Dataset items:

====

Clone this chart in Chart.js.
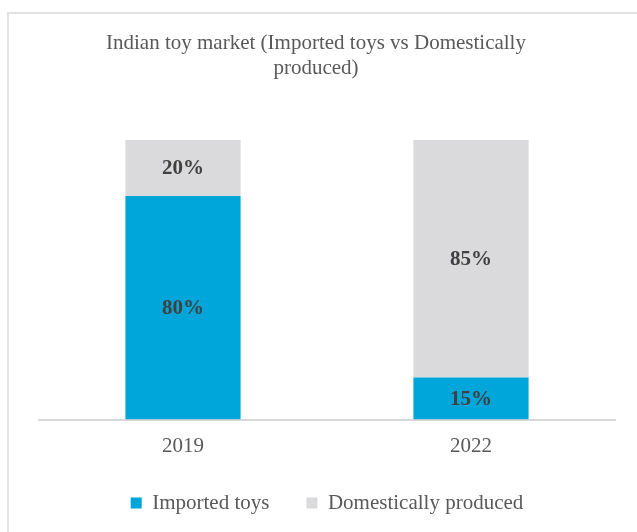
<!DOCTYPE html>
<html>
<head>
<meta charset="utf-8">
<script src="https://cdn.jsdelivr.net/npm/chart.js@4.4.1/dist/chart.umd.min.js"></script>
<style>
  html, body { margin: 0; padding: 0; background: #fff; }
  #wrap { position: relative; width: 637px; height: 532px; overflow: hidden; }
  #frame { position: absolute; left: 7px; top: 12px; width: 660px; height: 560px;
           border: 2px solid #e3e3e3; box-sizing: border-box; }
  canvas { position: absolute; left: 0; top: 0; }
</style>
</head>
<body>
<div id="wrap">
  <div id="frame"></div>
  <canvas id="toy_chart" width="637" height="532"></canvas>
</div>
<script>
// chart values
const categories = ['2019', '2022'];
const importedShare = [80, 15];
const domesticShare = [20, 85];
const seriesNames = ['Imported toys', 'Domestically produced'];
const titleLines = ['Indian toy market (Imported toys vs Domestically', 'produced)'];

const serif = "'Liberation Serif', 'Times New Roman', serif";

// writes the % inside each stacked block
const segmentLabels = {
    id: 'segmentLabels',
    afterDatasetsDraw(chart) {
        const c = chart.ctx;
        c.save();
        c.font = 'bold 21px ' + serif;
        c.fillStyle = '#404040';
        c.textAlign = 'center';
        c.textBaseline = 'middle';
        chart.data.datasets.forEach(function (ds, i) {
            chart.getDatasetMeta(i).data.forEach(function (bar, j) {
                const mid = (bar.y + bar.base) / 2;
                c.fillText(ds.data[j] + '%', bar.x, mid + 1);
            });
        });
        c.restore();
    }
};

let ctx = document.getElementById('toy_chart').getContext('2d');
const toyChart = new Chart(ctx, {
    type: 'bar',
    data: {
        labels: categories,
        datasets: [{
            label: seriesNames[0],
            data: importedShare,
            backgroundColor: '#00a6d9',
            barPercentage: 0.4,
            categoryPercentage: 1
        }, {
            label: seriesNames[1],
            data: domesticShare,
            backgroundColor: '#dadadc',
            barPercentage: 0.4,
            categoryPercentage: 1
        }]
    },
    options: {
        responsive: false,
        animation: false,
        layout: { padding: { left: 17, right: 22, top: 0, bottom: 8.5 } },
        plugins: {
            title: {
                display: true,
                text: titleLines,
                color: '#595959',
                font: { family: serif, size: 21, weight: 'normal', lineHeight: 1.2 },
                padding: { top: 31, bottom: 58.6 }
            },
            legend: {
                position: 'bottom',
                fullSize: false,
                labels: {
                    color: '#595959',
                    font: { family: serif, size: 21, lineHeight: 1 },
                    boxWidth: 11,
                    boxHeight: 11,
                    padding: 37
                }
            },
            tooltip: { enabled: false }
        },
        scales: {
            x: {
                stacked: true,
                grid: { display: false },
                border: { color: '#d9d9d9', width: 2 },
                ticks: { color: '#595959', font: { family: serif, size: 21, lineHeight: 1 }, padding: 8 },
                afterFit: function (scale) { scale.height = 36; }
            },
            y: {
                stacked: true,
                min: 0,
                max: 100,
                grid: { display: false },
                border: { display: false },
                ticks: { display: false },
                afterFit: function (scale) { scale.width = 22; }
            }
        }
    },
    plugins: [segmentLabels]
});
</script>
</body>
</html>
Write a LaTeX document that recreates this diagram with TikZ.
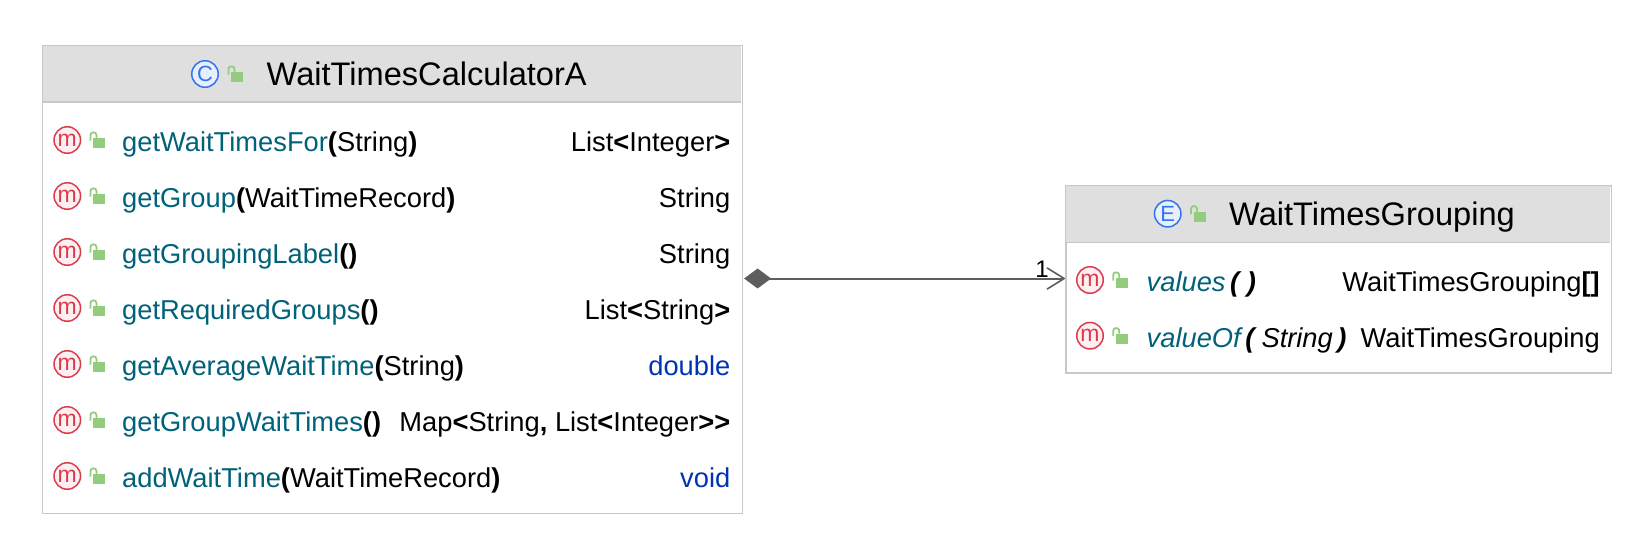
\documentclass[tikz,border=0pt]{standalone}
\usepackage{fontspec}
\setmainfont{Liberation Sans}
\usetikzlibrary{arrows.meta}
\definecolor{hdr}{HTML}{DFDFDF}
\definecolor{edge}{HTML}{C8C8C8}
\definecolor{mname}{HTML}{00627A}
\definecolor{kw}{HTML}{0033B3}
\definecolor{mred}{HTML}{DB3B4B}
\definecolor{mfill}{HTML}{FDF0F2}
\definecolor{cblue}{HTML}{3574F0}
\definecolor{cfill}{HTML}{E7EFFD}
\definecolor{lockg}{HTML}{92CC7C}
\definecolor{link}{HTML}{5E5E5E}
\newcommand{\rowfont}{\fontsize{27.3}{30}\selectfont}
\newcommand{\ttlfont}{\fontsize{32.6}{38}\selectfont}
\newcommand{\mn}[1]{\textcolor{mname}{#1}}
\newcommand{\bb}[1]{\textbf{#1}}
\newcommand{\mni}[1]{\textcolor{mname}{\itshape #1}}
\tikzset{
  x=1pt,y=-1pt,
  classbox/.style={draw=edge,line width=1.6pt,fill=white,inner sep=0pt,anchor=north west},
  headbar/.style={fill=hdr,draw=none,inner sep=0pt,anchor=north west},
  rowtext/.style={inner sep=0pt,anchor=base west,font=\rowfont,text=black},
  rettext/.style={inner sep=0pt,anchor=base east,font=\rowfont,text=black},
  titletext/.style={inner sep=0pt,anchor=base west,font=\ttlfont,text=black},
  micon/.style={circle,draw=mred,fill=mfill,line width=1.5pt,minimum size=26.5pt,inner sep=0pt,text=mred,font=\fontsize{23}{23}\selectfont},
  cicon/.style={circle,draw=cblue,fill=cfill,line width=1.5pt,minimum size=26.5pt,inner sep=0pt,text=cblue,font=\fontsize{22}{22}\selectfont},
  mult/.style={inner sep=0pt,anchor=base,font=\fontsize{24}{24}\selectfont\rmfamily,text=black},
  link line/.style={draw=link,line width=2pt,
    {Diamond[length=27pt,width=20pt,fill=link]}-{Straight Barb[length=17pt,width=21pt,line width=1.6pt,round=false]}},
  pics/lock/.style={code={
    \fill[lockg] (0,0) rectangle (12,10);
    \draw[lockg,line width=1.8pt] (-2.5,2.5) -- (-2.5,-3) .. controls (-2.5,-6.5) and (3.5,-6.5) .. (3.5,-3) -- (3.5,0);
  }}
}
\begin{document}
\begin{tikzpicture}
\useasboundingbox (0,0) rectangle (1652,555);
\fill[white] (0,0) rectangle (1652,555);
% class A
\node[classbox,minimum width=700pt,minimum height=468pt] (A) at (41.5,44.5) {};
\node[headbar,minimum width=698pt,minimum height=56pt] (Ah) at (42.5,45.5) {};
\draw[edge,line width=1.6pt] (Ah.south west) -- (Ah.south east);
\node[cicon] (Ac) at (205,74) {C};
\pic at (231,72) {lock};
\node[titletext] (At) at (266.5,85.5) {WaitTimesCalculatorA};
% class B
\node[classbox,minimum width=545.5pt,minimum height=187pt] (B) at (1065,185) {};
\node[headbar,minimum width=544pt,minimum height=56pt] (Bh) at (1066,186) {};
\draw[edge,line width=1.6pt] (Bh.south west) -- (Bh.south east);
\node[cicon] (Be) at (1167.7,213.7) {E};
\pic at (1193.5,211.7) {lock};
\node[titletext] (Bt) at (1229,225) {WaitTimesGrouping};
% rows A
\foreach \nm/\y in {a/140,b/196,c/252,d/308,e/364,f/420,g/476}{
  \node[micon] (m\nm) at (67.3,\y) {m};
  \pic at (93,\y-2) {lock};
}
\node[rowtext] (ra) at (122,151) {\mn{getWaitTimesFor}\bb{(}String\bb{)}};
\node[rettext] (sa) at (730.5,151) {List\bb{<}Integer\bb{>}};
\node[rowtext] (rb) at (122,207) {\mn{getGroup}\bb{(}WaitTimeRecord\bb{)}};
\node[rettext] (sb) at (730.5,207) {String};
\node[rowtext] (rc) at (122,263) {\mn{getGroupingLabel}\bb{()}};
\node[rettext] (sc) at (730.5,263) {String};
\node[rowtext] (rd) at (122,319) {\mn{getRequiredGroups}\bb{()}};
\node[rettext] (sd) at (730.5,319) {List\bb{<}String\bb{>}};
\node[rowtext] (re) at (122,375) {\mn{getAverageWaitTime}\bb{(}String\bb{)}};
\node[rettext] (se) at (730.5,375) {\textcolor{kw}{double}};
\node[rowtext] (rf) at (122,431) {\mn{getGroupWaitTimes}\bb{()}};
\node[rettext] (sf) at (730.5,431) {Map\bb{<}String\bb{,} List\bb{<}Integer\bb{>{}>}};
\node[rowtext] (rg) at (122,487) {\mn{addWaitTime}\bb{(}WaitTimeRecord\bb{)}};
\node[rettext] (sg) at (730.5,487) {\textcolor{kw}{void}};
% rows B
\foreach \nm/\y in {h/280,i/335.7}{
  \node[micon] (m\nm) at (1090,\y) {m};
  \pic at (1115.7,\y-2) {lock};
}
\node[rowtext] (rh) at (1146.5,291) {\mni{values}\,\bb{\itshape ( )}};
\node[rettext] (sh) at (1600,291) {WaitTimesGrouping\bb{[]}};
\node[rowtext] (ri) at (1146.5,347) {\mni{valueOf}\,\bb{\itshape (}\,{\itshape String}\,\bb{\itshape )}};
\node[rettext] (si) at (1600,347) {WaitTimesGrouping};
% link
\coordinate (from) at ([xshift=1pt]A.east |- 0,278.5);
\coordinate (to) at (B.west |- 0,278.5);
\draw[link line] (from) -- (to);
\node[mult] (one) at (1042,277) {1};
\end{tikzpicture}
\end{document}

====

▶ [WHAT THE EXERCISE ASKS] Starting at the top of the listing above, reproduce each line up to and including the one with "Serif', 'Times New"; omit the pictures.

▶ [SOLUTION TO THIS PROBLEM]
Clone this chart in Chart.js.
<!DOCTYPE html>
<html>
<head>
<meta charset="utf-8">
<script src="https://cdn.jsdelivr.net/npm/chart.js@4.4.1/dist/chart.umd.min.js"></script>
<style>
  html, body { margin: 0; padding: 0; background: #fff; }
  #wrap { position: relative; width: 637px; height: 532px; overflow: hidden; }
  #frame { position: absolute; left: 7px; top: 12px; width: 660px; height: 560px;
           border: 2px solid #e3e3e3; box-sizing: border-box; }
  canvas { position: absolute; left: 0; top: 0; }
</style>
</head>
<body>
<div id="wrap">
  <div id="frame"></div>
  <canvas id="toy_chart" width="637" height="532"></canvas>
</div>
<script>
// chart values
const categories = ['2019', '2022'];
const importedShare = [80, 15];
const domesticShare = [20, 85];
const seriesNames = ['Imported toys', 'Domestically produced'];
const titleLines = ['Indian toy market (Imported toys vs Domestically', 'produced)'];

const serif = "'Liberation Serif', 'Times New Roman', serif";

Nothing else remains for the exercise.